In this endeavor, Donald Trump aims to help all Americans regardless of party or ideological affiliation. This is as it should be. All the same, we should remember the Race Hustlers, the Legacy Media, and the Never Trumpers who were perfectly content to sit and watch the mayhem continue unabated; who refused to lift a finger to stop the marauding gangs, the violent anti-semitism on our campuses, and the blood running in the streets; and who could not be bothered to register a vote against weak leaders who trudged like zombies toward a Third World War. Their irrelevance is earned, and their political counsel should be neither sought nor followed ever again.
Published in General
Amen!
Too kind.
But well said. Thanks D!
May their names be forgotten forevermore.
I agree with every word, but those four words were my favorite.
That is a superb consolidation of what we have been subjected to.
I don’t think that Donald Trump is any kind of genius or prophet. He was simply the right man at the right time. He was willing to give voice to things that likely most people were thinking, but few had the courage to voice. The left has had full reign for a long time. They grew arrogant in their power, arrogant enough to think that they were permanently in power. That kind of assumption usually occurs right before the floor drops or the roof caves in.

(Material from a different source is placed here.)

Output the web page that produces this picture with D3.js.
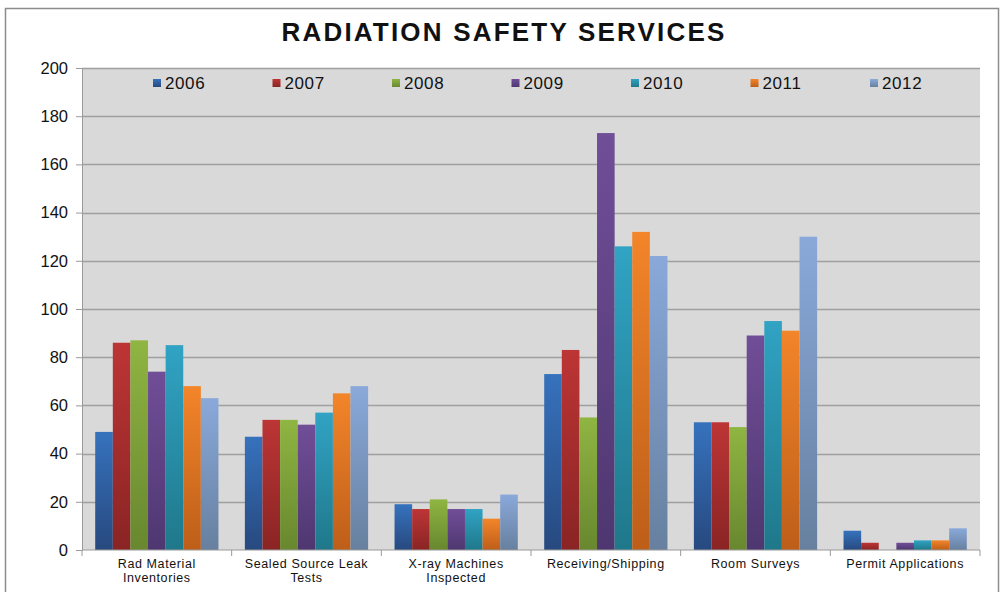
<!DOCTYPE html>
<html>
<head>
<meta charset="utf-8">
<script src="https://cdn.jsdelivr.net/npm/d3@7"></script>
<style>
  body { margin: 0; background: #fff; }
  svg { display: block; font-family: "Liberation Sans", Arial, sans-serif; }
</style>
</head>
<body>
<svg width="1004" height="592"></svg>
<script>
const categories = [
    ['Rad Material', 'Inventories'],
    ['Sealed Source Leak', 'Tests'],
    ['X-ray Machines', 'Inspected'],
    ['Receiving/Shipping'],
    ['Room Surveys'],
    ['Permit Applications']
]
const years = ['2006', '2007', '2008', '2009', '2010', '2011', '2012']
const values2006 = [49, 47, 19, 73, 53, 8]
const values2007 = [86, 54, 17, 83, 53, 3]
const values2008 = [87, 54, 21, 55, 51, 0]
const values2009 = [74, 52, 17, 173, 89, 3]
const values2010 = [85, 57, 17, 126, 95, 4]
const values2011 = [68, 65, 13, 132, 91, 4]
const values2012 = [63, 68, 23, 122, 130, 9]
const yTicks = [0, 20, 40, 60, 80, 100, 120, 140, 160, 180, 200]

const series = [values2006, values2007, values2008, values2009, values2010, values2011, values2012]
// top / bottom colour of each bar gradient
const colors = [
    ['#3672bd', '#27497f'],
    ['#bd3535', '#8a2424'],
    ['#8fb542', '#68872f'],
    ['#714e98', '#4e3770'],
    ['#31a3c4', '#1f788a'],
    ['#f3852a', '#bd5e19'],
    ['#8aa9da', '#67809f']
]

const svg = d3.select('svg')
const margin = { left: 82, right: 24, top: 68, bottom: 42 }
const width = 1004, height = 592

// chart frame
svg.append('rect')
    .attr('x', 5.5).attr('y', 8.5).attr('width', 993).attr('height', 600)
    .attr('fill', '#fff').attr('stroke', '#8c8c8c').attr('stroke-width', 1.5)

const defs = svg.append('defs')
colors.forEach((c, i) => {
    const g = defs.append('linearGradient').attr('id', 'grad' + i)
        .attr('x1', 0).attr('y1', 0).attr('x2', 0).attr('y2', 1)
    g.append('stop').attr('offset', '0%').attr('stop-color', c[0])
    g.append('stop').attr('offset', '100%').attr('stop-color', c[1])
})

const x = d3.scaleBand()
    .domain(d3.range(categories.length))
    .range([margin.left, width - margin.right])
    .paddingInner(0).paddingOuter(0)
const inner = d3.scaleBand()
    .domain(d3.range(years.length))
    .range([0, x.bandwidth()])
    .paddingInner(0).paddingOuter(0.75)
const y = d3.scaleLinear().domain([0, 200]).range([height - margin.bottom, margin.top])

// plot area
svg.append('rect')
    .attr('x', margin.left).attr('y', margin.top)
    .attr('width', width - margin.right - margin.left)
    .attr('height', y(0) - margin.top)
    .attr('fill', '#d9d9d9')

// grid lines
svg.append('g').selectAll('line').data(yTicks.slice(1)).join('line')
    .attr('x1', margin.left).attr('x2', width - margin.right)
    .attr('y1', d => Math.round(y(d)) + 0.5).attr('y2', d => Math.round(y(d)) + 0.5)
    .attr('stroke', '#a0a0a0').attr('stroke-width', 1.3)

// bars
const groups = svg.append('g').selectAll('g').data(series).join('g')
    .attr('fill', (d, i) => `url(#grad${i})`)
groups.selectAll('rect').data((d, i) => d.map((v, c) => ({ v, c, s: i }))).join('rect')
    .attr('x', d => x(d.c) + inner(d.s))
    .attr('width', inner.bandwidth())
    .attr('y', d => y(d.v))
    .attr('height', d => y(0) - y(d.v))

// y axis
const yAxis = svg.append('g')
    .attr('transform', `translate(${margin.left},0)`)
    .call(d3.axisLeft(y).tickValues(yTicks).tickSize(6).tickPadding(8))
yAxis.select('.domain').attr('stroke', '#9a9a9a')
yAxis.selectAll('.tick line').attr('stroke', '#9a9a9a')
yAxis.selectAll('text').attr('font-size', 16.5).attr('fill', '#111')

// x axis
const xAxisG = svg.append('g').attr('transform', `translate(0,${y(0)})`)
xAxisG.append('line')
    .attr('x1', margin.left).attr('x2', width - margin.right)
    .attr('stroke', '#9a9a9a')
xAxisG.selectAll('line.tk').data(d3.range(categories.length + 1)).join('line')
    .attr('class', 'tk')
    .attr('x1', d => margin.left + d * x.bandwidth()).attr('x2', d => margin.left + d * x.bandwidth())
    .attr('y1', 0).attr('y2', 6)
    .attr('stroke', '#9a9a9a')

const catText = xAxisG.selectAll('text').data(categories).join('text')
    .attr('text-anchor', 'middle')
    .attr('font-size', 12.5)
    .attr('letter-spacing', 0.6)
    .attr('fill', '#111')
catText.selectAll('tspan').data((d, i) => d.map(t => ({ t, i }))).join('tspan')
    .attr('x', d => x(d.i) + x.bandwidth() / 2)
    .attr('y', (d, j) => 18 + j * 14)
    .text(d => d.t)

// legend
const legend = svg.append('g').selectAll('g').data(years).join('g')
    .attr('transform', (d, i) => `translate(${153 + i * 119.5},83)`)
legend.append('rect')
    .attr('x', 0).attr('y', -4).attr('width', 8).attr('height', 8)
    .attr('fill', (d, i) => `url(#grad${i})`)
legend.append('text')
    .attr('x', 12).attr('y', 6)
    .attr('font-size', 17).attr('letter-spacing', 0.6).attr('fill', '#111')
    .text(d => d)

// title
svg.append('text')
    .attr('x', 504).attr('y', 41)
    .attr('text-anchor', 'middle')
    .attr('font-size', 26).attr('font-weight', 'bold')
    .attr('letter-spacing', 2.2)
    .attr('fill', '#111')
    .text('RADIATION SAFETY SERVICES')
</script>
</body>
</html>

I don’t love Trump, but I have come to respect him. His personal courage was proven for me when he rose up on that stage in Pennsylvania with blood streaming from his wounded ear and expressed not fear, but defiance. I really didn’t think he had it in him. I had always assumed that he was a classic bully who relied on the ability to create fear in others. In fact, he turned out to have a good deal of personal courage, and it has been a dominant theme since that seminal event. The left tried to cow him with their lawfare, assassination attempts (not necessarily masterminded, but certainly inspired by their rhetoric), and their continous attempts marginalize him. I don’t think that they realized that by marginalizing Trump for the things he said that they were marginalizing the majority of the American people who, even though they were often afraid to say so, agreed with all or most of what he was saying.
Trump may well grow into his role and end up a much greater man than he was ever meant to be. In choosing his team he as certainly demonstrated a quality he never showed in his previous term. The word “wisdom” comes to mind, and it is a word I never thought I would associate with him, and I have known him for more than 60 years going back to our days at Kew Forest School in the 1950s. I truly hope that he succeeds and becomes remembered as one of the great.
You pretty much said it all. Thank you, Dave.
I’ve always thought the best leaders stepped up to their moments in time. They didn’t see it so much as a choice, but a necessity. Truthfully, I underestimated our current crisis and the closing off of government’s accountability to the governed. As you say, in their arrogance, they forgot it is a contract where we give consent. We are in the midst of a movement of partial withdrawal of that consent.
Few of us believe the Constitution is a fatally flawed instrument, just that we allowed the government to surpass its limitations. The flaw was in us not engaging as empowered citizens. The death of this 1,500-page CR is a preview of things to come. DC is no longer an isolated island, and people who didn’t want a stake in its operations are fully engaged in seeing it work for us, not for itself.
Thank you! I tried to make it a family-friendly post, because if I ever start letting the unfiltered version fly, my desktop will melt.
Does have a very satisfying ring to it, no?
Very interesting!! If you haven’t shared any anecdotes on Ricochet, this would be a wonderful time to start.
But he was always the “most junior” member of “The Squad,” wasn’t he?
A must add … Was it really a Red Wave?